Na een goede nachtrust is het Pasen en verlaat ik de stad van Jules Verne in westelijke richting, stroomafwaarts langs de Somme. Het eerste wat ik zie wanneer ik het treinstation van Abbeville verlaat, is een café waar maandelijks slam- en poëzieavonden worden gehouden. Mooi zo. Overal in het centrum hangen feestelijke vlaggetjes. In de robuuste Collégiale Saint-Vulfran, eveneens gotisch, wordt vrolijk gezongen tijdens een bomvolle mis, iedereen op zijn paasbest. Ze zijn hier trots op hun vogels, zoveel is duidelijk. Er is zelfs een Festival de l'Oiseau, en in de hele stad hangen kleurrijke foto's van onze gevederde vrienden. Het 13e-eeuwse belfort is een van de oudste van Frankrijk, een nogal forse, niet al te hoge toren, in vergelijking met die van pakweg Arras of Calais. Iets verderop staat het knappe witte monument ter ere van admiraal Courbet. Op een steenworp van het centrum ligt een uitgestrekt natuurgebied met vijvers en bossen, en een rijke vogelpopulatie. Tijdens een aangename wandeling spot ik wilde eend (met ultraschattige kuikentjes), meerkoet, waterhoen, brilduiker, fuut, aalscholver, blauwe reiger, zilverreiger, torenvalk... Geen slechte vangst.
Ik neem een trein naar Boulogne-sur-Mer, aan het Kanaal, de felbegeerde oversteekplaats naar Engeland voor de vluchtelingen die in het kamp vlakbij Calais zijn gestrand, dat onlangs in vlammen is opgegaan. Ze hadden al niets, en nu zelfs dat niet meer. Enkele jaren geleden was ik al in Boulogne, ook op een zondag, geloof ik. Mijn wandeling langs het belfort en op de muren van de versterkte binnenstad herinner ik me nog alsof het gisteren was. De zee, de hoge rotsen, de grote koepel van de kathedraal, de charmante straatjes van het historische centrum... Boulogne heeft zo haar troeven. Het tuintje voor het stadhuis is zo'n weelde aan bloemen dat je er spontaan vrolijk van wordt. Het is Amerikaans weekend in Boulogne. Overal stars and stripes, cowboyhoeden, Johnny Cash door de boxen, er is zelfs een rodeo. Van bovenop de stadsmuur heb ik een goed zicht over de rest van de stad, met in de verte Napoleon Bonaparte hoog op zijn zuil, en nog verder de zee en het vermoeden van Engeland aan de horizon.

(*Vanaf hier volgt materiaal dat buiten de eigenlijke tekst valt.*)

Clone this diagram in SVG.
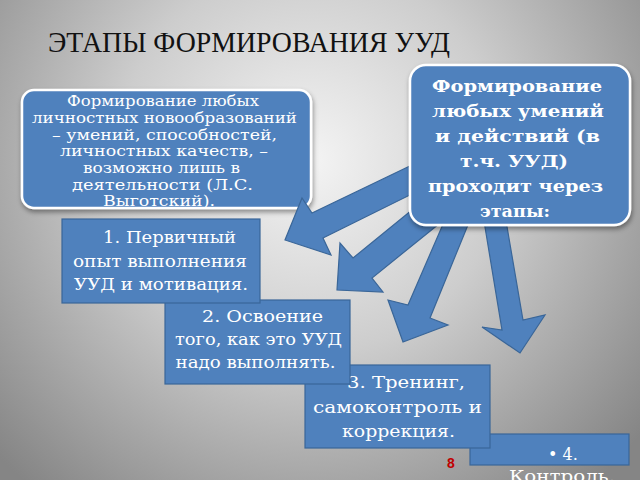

Terug naar Lille-Flandres, helaas niet via Calais (ik had graag dat prachtige belfort nog eens gezien), maar wel met andere interessante haltes in de regio Hauts-de-France (de samenvoeging van Nord-Pas de Calais en Picardië). Montreuil-sur-Mer is bekend voor wie Victor Hugo's Les Misérables heeft gelezen. Het is het stadje waar Jean Valjean Fantines dochtertje Cosette gaat zoeken. In een dorp bij Hesdin gaat een meisje de passerende trein te lijf met een waterpistool, vanuit de loopgraaf van haar achtertuin. En Béthune heeft nog een belfort om aan de lange lijst toe te voegen. Verder is de treinrit wat saai en even lang als ik me ze herinnerde. Het is dan ook avond wanneer de trein Rijsel binnenrijdt.
Ik slenter nog wat door de stad tot aan de Porte de Paris en het rode bakstenen belfort van het stadhuis, het hoogste van Europa, en via het Hôtel de la Préfecture du Nord op het place de la République terug naar de omgeving van het belfort van de Kamer van Koophandel. Ik kies een hotel aan de Eglise Saint-Maurice, die met de hoge spitse toren, zodat er altijd een pijl naar mijn bed wijst. 's Avonds zijn de schaars verlichte straatjes nog gezelliger. Aangezien maandagmorgen het weer niet al te best is, besluit ik toch maar niet naar Vaubans citadel met de kleine dierentuin te gaan. Dan maar wat uitbollen in de 'futuristische' wijk, die wat aan La Défense doet denken, met het parc Matisse, de Zénith, het winkelcentrum Eurolille en de werven van andere gedurfde projecten. Frankrijk, het was te lang geleden (bijna drie jaar!), laat ik de volgende keer niet meer zo lang wachten. A bientôt!